Consumers: Just admit it, you hate the idea of free checking accounts. You’ve always hated free checking accounts. You’ve really hated free checking accounts ever since Washington Mutual made such a big marketing deal out of them and took your customers.

Banks: And look how well that worked out for WaMu. Besides, you didn’t really think those accounts were free to provide or free to use, did you? You still had to pay fees for things such as overdrafts. “Free” was a term just as empty as your bank account was when you wrote a check for money you didn’t have, generating nice fee income for us.

Consumers: Funny you mention that. Did you see the news reports last week about the court settlement Bank of America agreed to? $410 million to make suits go away, suits that charged that banks were racking up big income by deducting the biggest check or debit-card transactions from customer accounts first, thus draining the accounts and triggering more overdraft fees faster. How’s that working out for you?

Banks: We value you as a customer and thank you for ...
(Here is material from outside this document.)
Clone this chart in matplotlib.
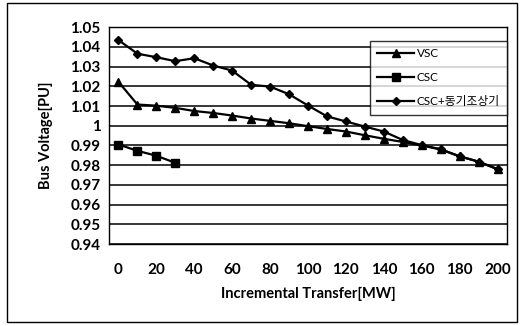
import numpy as np
import matplotlib
matplotlib.use("Agg")
import matplotlib.pyplot as plt
from matplotlib.patches import Rectangle

plt.rcParams['font.family'] = ['Lato', 'Noto Sans CJK KR', 'DejaVu Sans']

transfer = [0, 10, 20, 30, 40, 50, 60, 70, 80, 90, 100,
            110, 120, 130, 140, 150, 160, 170, 180, 190, 200]
vsc = [1.0223, 1.0108, 1.0102, 1.0091, 1.0075, 1.0065, 1.0052, 1.0037, 1.0025, 1.0013, 0.9998,
       0.9984, 0.9971, 0.9952, 0.9934, 0.9918, 0.9900, 0.9880, 0.9845, 0.9818, 0.9780]
csc = [0.9905, 0.9873, 0.9848, 0.9812]
csc_sc = [1.0435, 1.0366, 1.0348, 1.0328, 1.0343, 1.0306, 1.0280, 1.0208, 1.0199, 1.0160, 1.0103,
          1.0048, 1.0022, 0.9996, 0.9971, 0.9928, 0.9902, 0.9881, 0.9845, 0.9818, 0.9780]
labels = ["VSC", "CSC", "CSC+동기조상기"]

fig = plt.figure(figsize=(5.25, 3.26), dpi=100)
fig.patches.append(Rectangle((0.013, 0.012), 0.972, 0.978, transform=fig.transFigure,
                             fill=False, edgecolor="black", linewidth=1.0))
ax = fig.add_axes([0.2076, 0.2515, 0.7581, 0.6648])

idx = np.arange(len(transfer))
ax.plot(idx, vsc, color="black", lw=1.6, marker="^", ms=6, label=labels[0])
ax.plot(idx[:len(csc)], csc, color="black", lw=1.6, marker="s", ms=6, label=labels[1])
ax.plot(idx, csc_sc, color="black", lw=1.6, marker="D", ms=4.5, label=labels[2])

ax.set_xlim(-0.5, len(transfer) - 0.5)
ax.set_ylim(0.94, 1.05)
ax.set_yticks(np.arange(0.94, 1.0501, 0.01))
ax.set_yticklabels(["0.94", "0.95", "0.96", "0.97", "0.98", "0.99", "1",
                    "1.01", "1.02", "1.03", "1.04", "1.05"])
ax.set_xticks(idx[::2])
ax.set_xticklabels([str(t) for t in transfer[::2]])
ax.tick_params(length=0, labelsize=11, pad=6)
ax.tick_params(axis="x", pad=14)
for t in ax.get_xticklabels() + ax.get_yticklabels():
    t.set_fontweight("bold")
ax.grid(axis="y", color="black", lw=1.1)
ax.set_axisbelow(True)
for s in ax.spines.values():
    s.set_color("black")
    s.set_linewidth(1.0)

ax.set_ylabel("Bus Voltage[PU]", fontsize=10.5, fontweight="bold")
ax.yaxis.set_label_coords(-0.141, 0.5)
ax.set_xlabel("Incremental Transfer[MW]", fontsize=10.5, fontweight="bold", labelpad=7)

leg = ax.legend(loc="upper right", bbox_to_anchor=(1.0, 0.935), fontsize=8.5,
                frameon=True, fancybox=False, edgecolor="black", handlelength=3.2,
                labelspacing=1.1, borderpad=0.6, handletextpad=0.2, borderaxespad=0)
leg.get_frame().set_linewidth(1.0)

fig.savefig("out.png", dpi=100)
Consumers: Look, what is it with this fixation with fee income anyway? Why can’t you go back to making money the old-fashioned way? What happened to the 3-6-3 rule of banking? Take deposits in at 3 percent, loan them out at 6 percent, hit the golf course by 3 in the afternoon? Heck, we’d be thrilled to get 3 percent on our money. How come you can’t make money when you’re not paying for deposits? What other business gets its raw material at no cost?

Banks: Because, in case you hadn’t noticed, that doesn’t work anymore. Maybe it’s because all those competitors took away businesses such as car loans and mortgages. Or maybe it’s because we’re not very good at making good loans. Or maybe it’s because you haven’t been very good about paying them back.

Consumers: So how is it going to work when what customers you have left flee to the credit unions, or the alt-financers, or Fidelity and Schwab – or just stuff the money in a mattress?

Banks: You don’t think those other guys aren’t thinking the same things about fees we are? Well, maybe the mattresses aren’t.

Consumers: This isn’t going to stop, is it? You’ve always schemed to make us pay to give you our money, to store our money and to withdraw our money. You did it with checking accounts, you did it with ATMs, you’re doing it with credit and debit cards, and who knows what fee schemes you’ll dream up when we move entirely to stored-value cards and purely electronic transactions.

Banks: Please, “scheme” is such an ugly word. We prefer the term “business model.”